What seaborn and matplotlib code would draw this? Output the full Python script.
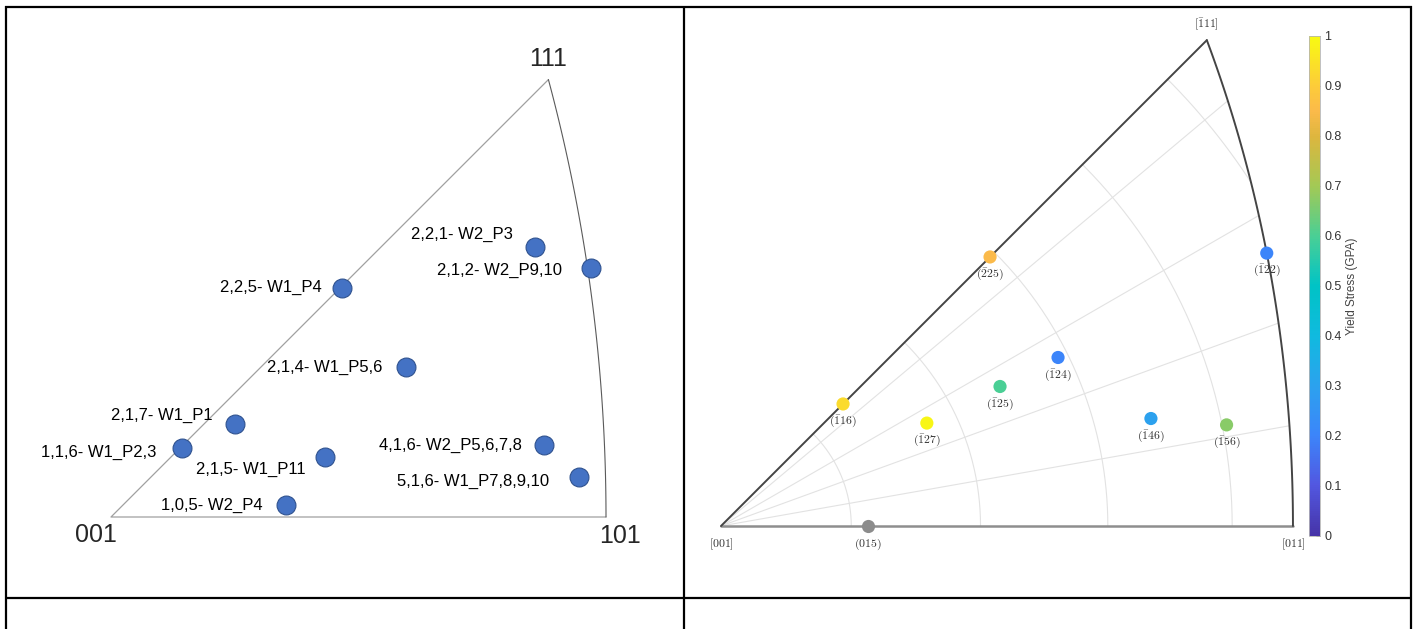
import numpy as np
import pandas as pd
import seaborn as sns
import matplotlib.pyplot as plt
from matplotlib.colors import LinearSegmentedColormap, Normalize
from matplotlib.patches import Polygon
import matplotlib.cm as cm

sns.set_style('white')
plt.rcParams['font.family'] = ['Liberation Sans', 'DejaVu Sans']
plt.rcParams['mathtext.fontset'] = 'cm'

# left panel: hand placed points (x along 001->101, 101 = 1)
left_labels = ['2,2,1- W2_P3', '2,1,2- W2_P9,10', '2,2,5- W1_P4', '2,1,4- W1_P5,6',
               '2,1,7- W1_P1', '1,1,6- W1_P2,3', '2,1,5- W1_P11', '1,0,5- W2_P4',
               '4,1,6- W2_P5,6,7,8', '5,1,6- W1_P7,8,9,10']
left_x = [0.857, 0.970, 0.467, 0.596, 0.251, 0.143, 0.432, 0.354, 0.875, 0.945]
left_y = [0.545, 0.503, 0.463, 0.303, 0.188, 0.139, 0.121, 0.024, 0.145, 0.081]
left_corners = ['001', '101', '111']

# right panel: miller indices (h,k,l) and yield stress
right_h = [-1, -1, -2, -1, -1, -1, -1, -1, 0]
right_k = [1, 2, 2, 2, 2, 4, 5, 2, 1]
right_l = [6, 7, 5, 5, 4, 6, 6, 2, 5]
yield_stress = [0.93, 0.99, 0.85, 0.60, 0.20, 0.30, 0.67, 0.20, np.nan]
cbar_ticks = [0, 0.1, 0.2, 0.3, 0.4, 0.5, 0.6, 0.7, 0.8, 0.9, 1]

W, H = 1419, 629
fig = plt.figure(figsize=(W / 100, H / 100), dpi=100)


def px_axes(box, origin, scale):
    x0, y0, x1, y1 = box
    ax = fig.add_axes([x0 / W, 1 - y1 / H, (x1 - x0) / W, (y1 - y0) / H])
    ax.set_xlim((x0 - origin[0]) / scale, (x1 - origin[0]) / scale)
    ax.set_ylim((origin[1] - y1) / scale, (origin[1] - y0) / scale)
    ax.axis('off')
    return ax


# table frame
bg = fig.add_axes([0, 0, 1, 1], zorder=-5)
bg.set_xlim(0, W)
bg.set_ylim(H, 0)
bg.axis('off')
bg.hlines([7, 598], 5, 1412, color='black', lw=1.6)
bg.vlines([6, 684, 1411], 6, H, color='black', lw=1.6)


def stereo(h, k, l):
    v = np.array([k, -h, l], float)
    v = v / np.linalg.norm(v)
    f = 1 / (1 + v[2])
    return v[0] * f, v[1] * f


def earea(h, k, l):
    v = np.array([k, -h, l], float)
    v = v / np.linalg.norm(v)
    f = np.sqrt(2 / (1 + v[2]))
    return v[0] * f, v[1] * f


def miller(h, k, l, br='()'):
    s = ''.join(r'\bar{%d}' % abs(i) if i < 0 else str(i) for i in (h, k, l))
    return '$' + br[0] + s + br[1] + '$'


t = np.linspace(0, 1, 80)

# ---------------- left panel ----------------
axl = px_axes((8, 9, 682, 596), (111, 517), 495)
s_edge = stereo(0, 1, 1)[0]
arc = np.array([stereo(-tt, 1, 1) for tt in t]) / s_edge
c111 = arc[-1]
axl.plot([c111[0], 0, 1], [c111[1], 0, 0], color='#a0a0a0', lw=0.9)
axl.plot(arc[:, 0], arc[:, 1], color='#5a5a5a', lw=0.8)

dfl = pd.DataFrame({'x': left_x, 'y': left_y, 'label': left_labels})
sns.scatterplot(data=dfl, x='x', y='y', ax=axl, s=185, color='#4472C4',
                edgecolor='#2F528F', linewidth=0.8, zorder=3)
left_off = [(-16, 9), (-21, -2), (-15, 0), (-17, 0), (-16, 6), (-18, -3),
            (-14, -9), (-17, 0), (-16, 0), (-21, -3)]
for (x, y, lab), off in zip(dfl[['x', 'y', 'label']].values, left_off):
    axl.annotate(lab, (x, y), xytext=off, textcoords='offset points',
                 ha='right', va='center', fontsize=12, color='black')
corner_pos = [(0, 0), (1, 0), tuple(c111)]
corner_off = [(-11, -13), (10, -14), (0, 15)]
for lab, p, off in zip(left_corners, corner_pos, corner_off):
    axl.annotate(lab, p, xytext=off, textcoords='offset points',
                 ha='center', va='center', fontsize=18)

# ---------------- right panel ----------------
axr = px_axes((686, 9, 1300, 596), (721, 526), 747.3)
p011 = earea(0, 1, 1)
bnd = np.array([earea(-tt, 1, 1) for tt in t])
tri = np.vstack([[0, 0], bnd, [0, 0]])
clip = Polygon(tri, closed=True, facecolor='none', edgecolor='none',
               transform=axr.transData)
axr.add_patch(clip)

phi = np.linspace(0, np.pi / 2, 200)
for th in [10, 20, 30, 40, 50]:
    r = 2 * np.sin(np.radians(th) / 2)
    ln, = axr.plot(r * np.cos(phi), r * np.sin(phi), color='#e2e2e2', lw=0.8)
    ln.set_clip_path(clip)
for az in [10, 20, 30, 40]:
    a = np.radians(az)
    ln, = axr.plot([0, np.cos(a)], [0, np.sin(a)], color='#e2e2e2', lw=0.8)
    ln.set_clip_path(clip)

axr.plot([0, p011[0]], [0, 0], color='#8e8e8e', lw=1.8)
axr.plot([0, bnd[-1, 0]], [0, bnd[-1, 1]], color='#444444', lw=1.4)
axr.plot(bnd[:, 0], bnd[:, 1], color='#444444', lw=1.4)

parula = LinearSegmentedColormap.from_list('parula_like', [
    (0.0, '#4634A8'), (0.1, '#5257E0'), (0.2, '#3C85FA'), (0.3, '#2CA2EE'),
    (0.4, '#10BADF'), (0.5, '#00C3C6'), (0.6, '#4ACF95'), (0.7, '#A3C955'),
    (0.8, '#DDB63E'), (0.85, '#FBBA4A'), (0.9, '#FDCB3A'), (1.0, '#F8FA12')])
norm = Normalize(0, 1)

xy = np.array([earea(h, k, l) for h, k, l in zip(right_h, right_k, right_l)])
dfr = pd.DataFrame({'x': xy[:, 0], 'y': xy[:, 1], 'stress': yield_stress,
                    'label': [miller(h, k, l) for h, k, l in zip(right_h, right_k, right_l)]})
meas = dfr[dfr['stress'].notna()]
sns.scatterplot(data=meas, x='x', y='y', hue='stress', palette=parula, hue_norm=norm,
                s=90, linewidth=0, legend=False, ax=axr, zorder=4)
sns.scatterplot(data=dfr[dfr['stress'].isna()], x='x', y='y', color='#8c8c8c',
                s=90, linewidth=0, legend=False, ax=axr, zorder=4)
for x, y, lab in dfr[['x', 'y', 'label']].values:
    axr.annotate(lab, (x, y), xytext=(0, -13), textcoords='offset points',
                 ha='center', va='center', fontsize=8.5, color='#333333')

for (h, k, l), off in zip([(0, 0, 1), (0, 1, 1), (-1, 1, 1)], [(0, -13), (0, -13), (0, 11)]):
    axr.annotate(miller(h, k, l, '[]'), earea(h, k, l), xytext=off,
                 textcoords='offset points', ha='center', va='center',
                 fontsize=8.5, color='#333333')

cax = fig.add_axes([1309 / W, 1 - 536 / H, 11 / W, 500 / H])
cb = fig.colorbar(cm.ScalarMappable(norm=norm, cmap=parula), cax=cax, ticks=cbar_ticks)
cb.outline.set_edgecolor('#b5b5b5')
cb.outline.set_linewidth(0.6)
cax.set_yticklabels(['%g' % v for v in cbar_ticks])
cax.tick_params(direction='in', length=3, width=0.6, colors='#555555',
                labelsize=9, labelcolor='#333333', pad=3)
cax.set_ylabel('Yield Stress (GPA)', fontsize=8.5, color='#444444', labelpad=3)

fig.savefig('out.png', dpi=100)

###

**JOB**. Pictures are excluded: retype only the lines from the beginning of the listing above through the line with "fig = plt.figure(figsize=(W", both included.

**ANSWER TO THIS TASK**.
What seaborn and matplotlib code would draw this? Output the full Python script.
import numpy as np
import pandas as pd
import seaborn as sns
import matplotlib.pyplot as plt
from matplotlib.colors import LinearSegmentedColormap, Normalize
from matplotlib.patches import Polygon
import matplotlib.cm as cm

sns.set_style('white')
plt.rcParams['font.family'] = ['Liberation Sans', 'DejaVu Sans']
plt.rcParams['mathtext.fontset'] = 'cm'

# left panel: hand placed points (x along 001->101, 101 = 1)
left_labels = ['2,2,1- W2_P3', '2,1,2- W2_P9,10', '2,2,5- W1_P4', '2,1,4- W1_P5,6',
               '2,1,7- W1_P1', '1,1,6- W1_P2,3', '2,1,5- W1_P11', '1,0,5- W2_P4',
               '4,1,6- W2_P5,6,7,8', '5,1,6- W1_P7,8,9,10']
left_x = [0.857, 0.970, 0.467, 0.596, 0.251, 0.143, 0.432, 0.354, 0.875, 0.945]
left_y = [0.545, 0.503, 0.463, 0.303, 0.188, 0.139, 0.121, 0.024, 0.145, 0.081]
left_corners = ['001', '101', '111']

# right panel: miller indices (h,k,l) and yield stress
right_h = [-1, -1, -2, -1, -1, -1, -1, -1, 0]
right_k = [1, 2, 2, 2, 2, 4, 5, 2, 1]
right_l = [6, 7, 5, 5, 4, 6, 6, 2, 5]
yield_stress = [0.93, 0.99, 0.85, 0.60, 0.20, 0.30, 0.67, 0.20, np.nan]
cbar_ticks = [0, 0.1, 0.2, 0.3, 0.4, 0.5, 0.6, 0.7, 0.8, 0.9, 1]

W, H = 1419, 629
fig = plt.figure(figsize=(W / 100, H / 100), dpi=100)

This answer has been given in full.